Throughout the nine-week impeachment inquiry steered by Schiff, Trump has worked hard to keep Republicans in line, fiercely attacking critics as “human scum” and showering praise and attention on defenders who managed to catch his eye. He also has been inviting lawmakers on exclusive trips to Camp David, the presidential retreat, at taxpayers’ expense, the Post reported.

Elise Stefanik of New York, one of the youngest members of Congress and a rising Republican star, was the beneficiary of an approving Trump tweet on Sunday, as was Jackie Walorski, a member of the House ethics committee from Indiana.

“None of the Republican senators defending Trump could say with a straight face that they would tolerate a Democratic president doing the same thing,” tweeted Walter Shaub, former director of the government ethics office. “But, given this dangerous precedent, they may have no choice if they ever lose control of the Senate. Is that what they want?”

Schiff said the inquiry had amassed “overwhelming” evidence of “serious misconduct” by Trump, but said he would continue to seek documents and potentially take further testimony as the committee assembles a report over the Thanksgiving holiday.

The report will go to the House judiciary committee, which will determine if and on what grounds an impeachment vote will be held.

A Senate trial could offer an opportunity to obtain testimony from witnesses who have not cooperated with the House investigation, including Mulvaney, former national security adviser John Bolton and secretary of state Mike Pompeo, Schiff said.

As presiding judge, supreme court chief justice John Roberts would have the ability to approve subpoenas requested by the House – a legal twist first pointed out on the site Talking Points Memo.

An audience member gives Lee Zeldin a thumbs-up as he leaves the room during a public hearing in the impeachment inquiry.
An audience member gives Lee Zeldin a thumbs-up as he leaves the room during a public hearing in the impeachment inquiry. Photograph: Erin Schaff/POOL/EPA

“We may get a quicker ruling from a chief justice in a Senate trial, if it ever came to that, then we would get by going months and months on end litigating the matter,” Schiff told CNN.

Schiff dismissed Republican calls for him to testify in any Senate proceedings about his handling of the whistleblower complaint that sparked the impeachment inquiry.

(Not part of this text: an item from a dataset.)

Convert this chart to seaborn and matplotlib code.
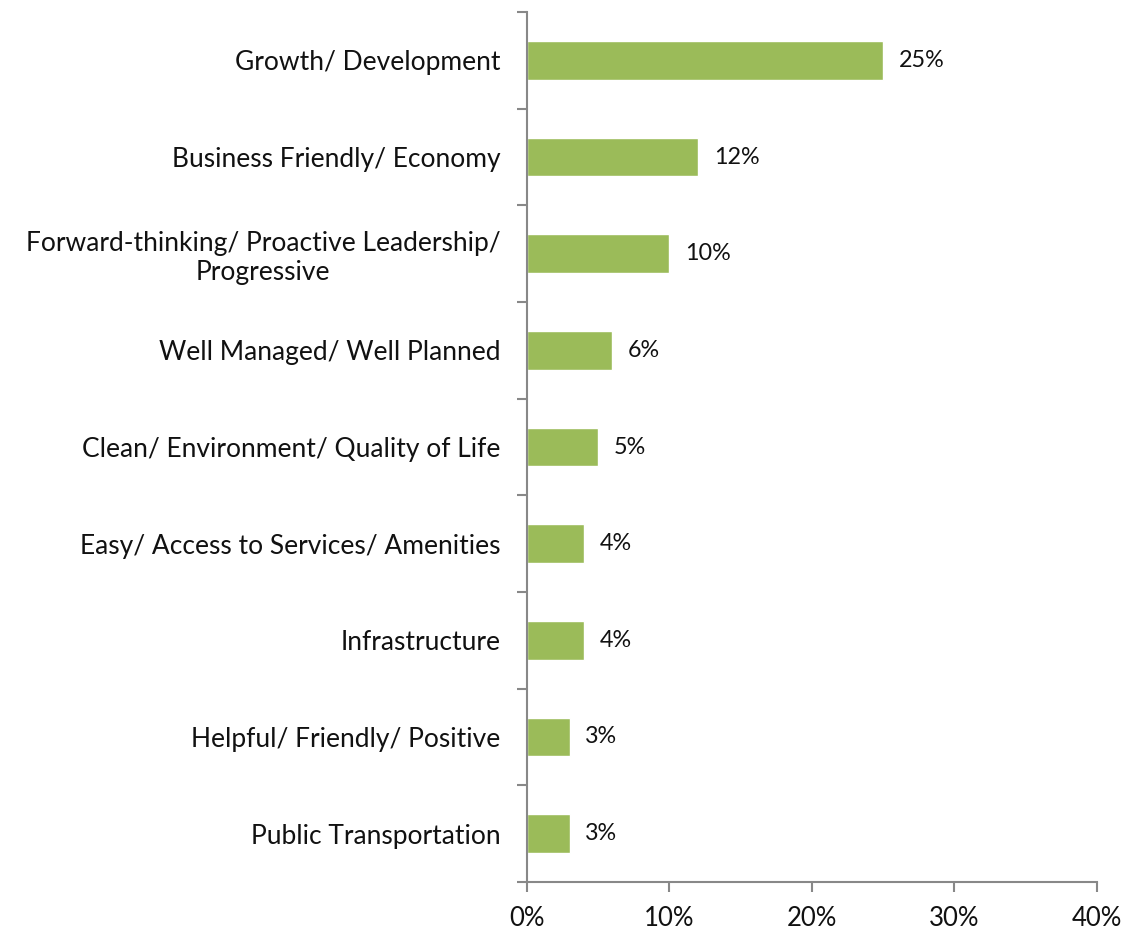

“There’s nothing for me to testify about,” Schiff said. “And I think, if the president or his allies in the Senate persist in this, it really means they’re not serious about what they’re doing … The only reason for them to go through with this is to mollify the president.”

The White House is preparing for a trial, Trump adviser Kellyanne Conway told CBS’s Face the Nation. But Republican support for the president on the Sunday morning shows was not as full-throated as it might have been. Top officials and the elected party leadership declined to appear to defend Trump, CNN said.

The prospect of a strict party line vote on impeachment, which Democratic leaders had vowed to avoid, would not dissuade investigators, Schiff said.

“At the end of the day, we have to decide what our constitutional duty is, even if our colleagues in the GOP and Congress have decided they’re more committed to the person and the president than their constitutional duty,” Schiff said.

“We’re going to still have to do our duty.”